##### STORED DATA

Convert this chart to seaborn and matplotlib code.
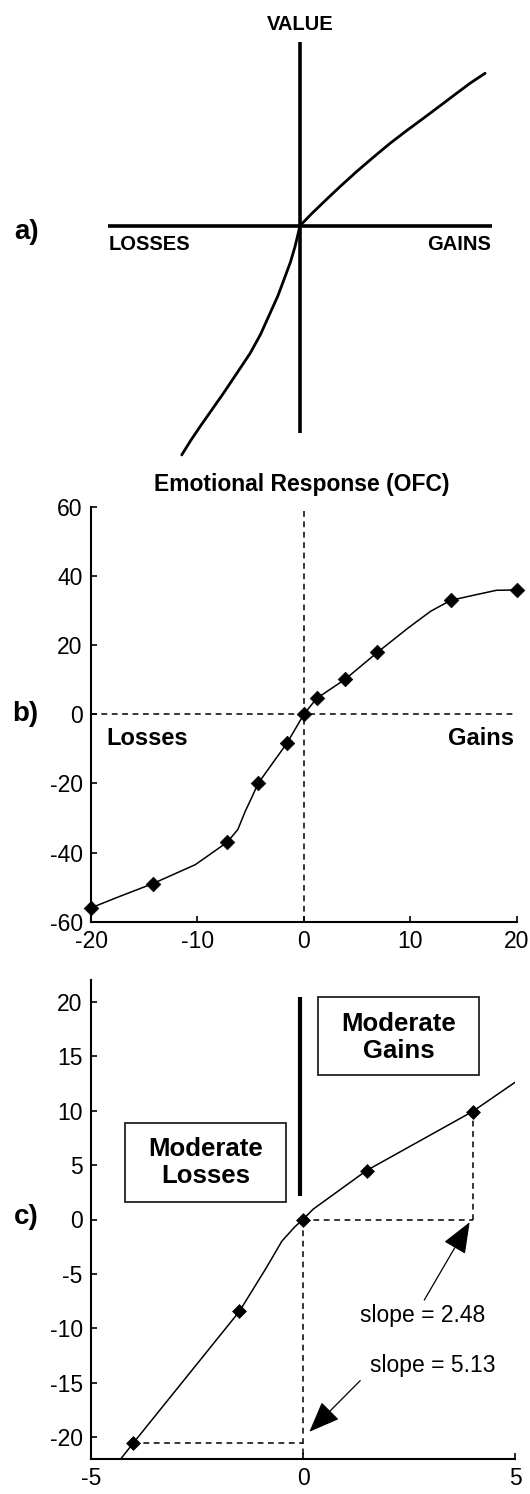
import matplotlib
matplotlib.use("Agg")
import matplotlib.pyplot as plt
from matplotlib.patches import Rectangle
import seaborn as sns

# a) prospect theory value function (sketch units, 1 = half the horizontal axis)
a_x = [-0.616, -0.57, -0.521, -0.46, -0.399, -0.33, -0.260, -0.205, -0.156, -0.115,
       -0.078, -0.05, -0.026, 0.0, 0.06, 0.139, 0.21, 0.295, 0.38, 0.469, 0.555,
       0.642, 0.73, 0.816, 0.89, 0.964]
a_y = [-1.194, -1.12, -1.047, -0.96, -0.873, -0.77, -0.665, -0.565, -0.456, -0.365,
       -0.266, -0.19, -0.109, 0.0, 0.062, 0.138, 0.205, 0.282, 0.355, 0.429, 0.495,
       0.559, 0.625, 0.690, 0.745, 0.794]
a_axis_x = [-1.0, 1.0]
a_axis_y = [-1.081, 0.959]

# b) emotional response (OFC): measured points and the drawn curve
b_x = [-20, -14.2, -7.2, -4.3, -1.6, 0, 1.2, 3.9, 6.9, 13.8, 20]
b_y = [-56, -49, -37, -20, -8.4, 0, 4.6, 10.2, 17.9, 33, 36]
b_curve_x = [-20, -17.4, -14.2, -10.2, -7.2, -6.2, -5.5, -4.9, -4.3, -3.0, -1.6,
             0, 1.2, 3.9, 6.9, 9.8, 11.9, 13.8, 16.3, 18.1, 20]
b_curve_y = [-56, -52.8, -49, -43.5, -37, -33.3, -28, -24.1, -20, -14.4, -8.4,
             0, 4.6, 10.2, 17.9, 25, 29.8, 33, 34.7, 35.9, 36]

# c) moderate losses / gains
c_x = [-4, -1.5, 0, 1.5, 4]
c_y = [-20.52, -8.44, 0, 4.5, 9.92]
c_curve_x = [-4.3, -4, -1.5, -0.86, -0.5, -0.2, 0, 0.24, 1.5, 4, 5.0]
c_curve_y = [-22, -20.52, -8.44, -4.4, -2.0, -0.7, 0, 0.95, 4.5, 9.92, 12.6]
slope_labels = ["slope = 2.48", "slope = 5.13"]

W, H = 530, 1494

sns.set_style("ticks")
plt.rcParams["font.family"] = ["Liberation Sans", "DejaVu Sans"]
plt.rcParams["axes.unicode_minus"] = False
plt.rcParams["text.color"] = "black"
plt.rcParams["xtick.color"] = "black"
plt.rcParams["ytick.color"] = "black"

fig = plt.figure(figsize=(W / 100, H / 100), dpi=100)


def place(left, top, right, bottom):
    # axes box given in pixels of the 530x1494 canvas
    return fig.add_axes([left / W, 1 - bottom / H, (right - left) / W, (bottom - top) / H])


def fx(px):
    return px / W


def fy(py):
    return 1 - py / H


dash = (0, (3.8, 3))

# ---------------- a) ----------------
ax_a = place(108, 41.6, 492, 465.7)
ax_a.set_xlim(-1, 1)
ax_a.set_ylim(-1.25, 0.959)
ax_a.axis("off")
ax_a.plot(a_axis_x, [0, 0], color="black", lw=2.6, solid_capstyle="butt")
ax_a.plot([0, 0], a_axis_y, color="black", lw=2.6, solid_capstyle="butt")
sns.lineplot(x=a_x, y=a_y, ax=ax_a, color="black", lw=2.0, sort=False, estimator=None)
fig.text(fx(300), fy(25), "VALUE", ha="center", va="center", fontsize=14.5, fontweight="bold")
fig.text(fx(109), fy(244), "LOSSES", ha="left", va="center", fontsize=14.5, fontweight="bold")
fig.text(fx(491), fy(244), "GAINS", ha="right", va="center", fontsize=14.5, fontweight="bold")
fig.text(fx(14), fy(232), "a)", ha="left", va="center", fontsize=20, fontweight="bold")

# ---------------- b) ----------------
ax_b = place(91, 507, 516.7, 921.7)
ax_b.axhline(0, color="black", lw=1.1, ls=dash)
ax_b.axvline(0, color="black", lw=1.1, ls=dash)
sns.lineplot(x=b_curve_x, y=b_curve_y, ax=ax_b, color="black", lw=1.1, sort=False, estimator=None)
sns.scatterplot(x=b_x, y=b_y, ax=ax_b, marker="D", s=55, color="black",
                edgecolor="black", linewidth=0.5, clip_on=False, zorder=5)
ax_b.set_xlim(-20, 20)
ax_b.set_ylim(-60, 60)
ax_b.set_xticks([-20, -10, 0, 10, 20])
ax_b.set_yticks([-60, -40, -20, 0, 20, 40, 60])
ax_b.text(-18.6, -6.9, "Losses", ha="left", va="center", fontsize=17, fontweight="bold")
ax_b.text(19.75, -6.9, "Gains", ha="right", va="center", fontsize=17, fontweight="bold")
fig.text(fx(302), fy(484.5), "Emotional Response (OFC)", ha="center", va="center",
         fontsize=16.5, fontweight="bold")
fig.text(fx(12), fy(714), "b)", ha="left", va="center", fontsize=20, fontweight="bold")

# ---------------- c) ----------------
ax_c = place(91, 980, 515, 1459)
ax_c.set_xlim(-5, 5)
ax_c.set_ylim(-22, 22)
gx, gy = c_x[-1], c_y[-1]
lx, ly = c_x[0], c_y[0]
ax_c.plot([0, gx], [0, 0], color="black", lw=1.1, ls=dash)
ax_c.plot([gx, gx], [0, gy], color="black", lw=1.1, ls=dash)
ax_c.plot([0, 0], [0, -22], color="black", lw=1.1, ls=dash)
ax_c.plot([lx, 0], [ly, ly], color="black", lw=1.1, ls=dash)
sns.lineplot(x=c_curve_x, y=c_curve_y, ax=ax_c, color="black", lw=1.1, sort=False, estimator=None)
sns.scatterplot(x=c_x, y=c_y, ax=ax_c, marker="D", s=50, color="black",
                edgecolor="black", linewidth=0.5, clip_on=False, zorder=5)
ax_c.set_xticks([-5, 0, 5])
ax_c.set_yticks([-20, -15, -10, -5, 0, 5, 10, 15, 20])

# divider bar and the two boxed labels
ax_c.plot([-0.08, -0.08], [2.2, 20.4], color="black", lw=3.0, solid_capstyle="butt")
ax_c.add_patch(Rectangle((0.36, 13.3), 3.8, 7.1, fill=False, edgecolor="#222222", lw=1.3))
ax_c.add_patch(Rectangle((-4.2, 1.6), 3.8, 7.3, fill=False, edgecolor="#222222", lw=1.3))
ax_c.text(2.26, 16.75, "Moderate\nGains", ha="center", va="center", fontsize=18.5,
          fontweight="bold", linespacing=1.15)
ax_c.text(-2.3, 5.2, "Moderate\nLosses", ha="center", va="center", fontsize=18.5,
          fontweight="bold", linespacing=1.15)

# slope annotations
arrow = dict(arrowstyle="-|>,head_length=0.65,head_width=0.26", mutation_scale=30,
             color="black", lw=0.9, shrinkA=0, shrinkB=0)
ax_c.annotate("", xy=(3.93, -0.25), xytext=(2.86, -7.4), arrowprops=arrow)
ax_c.annotate("", xy=(0.15, -19.5), xytext=(1.35, -14.8), arrowprops=arrow)
ax_c.text(2.82, -8.8, slope_labels[0], ha="center", va="center", fontsize=16.5)
ax_c.text(3.06, -13.45, slope_labels[1], ha="center", va="center", fontsize=16.5)
fig.text(fx(14), fy(1217), "c)", ha="left", va="center", fontsize=20, fontweight="bold")

for ax in (ax_b, ax_c):
    sns.despine(ax=ax)
    for side in ("left", "bottom"):
        ax.spines[side].set_linewidth(1.5)
        ax.spines[side].set_color("black")
    ax.tick_params(direction="in", length=4, width=1.2, labelsize=16.5, pad=6, colors="black")
    ax.set_facecolor("none")

fig.savefig("out.png", dpi=100, facecolor="white")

##########

## DIRECTION
Skip the pictures and restate exactly the lines from the beginning of the listing to the line with "import seaborn as sns", that line included.

## RESULT OF THIS EXERCISE
Convert this chart to seaborn and matplotlib code.
import matplotlib
matplotlib.use("Agg")
import matplotlib.pyplot as plt
from matplotlib.patches import Rectangle
import seaborn as sns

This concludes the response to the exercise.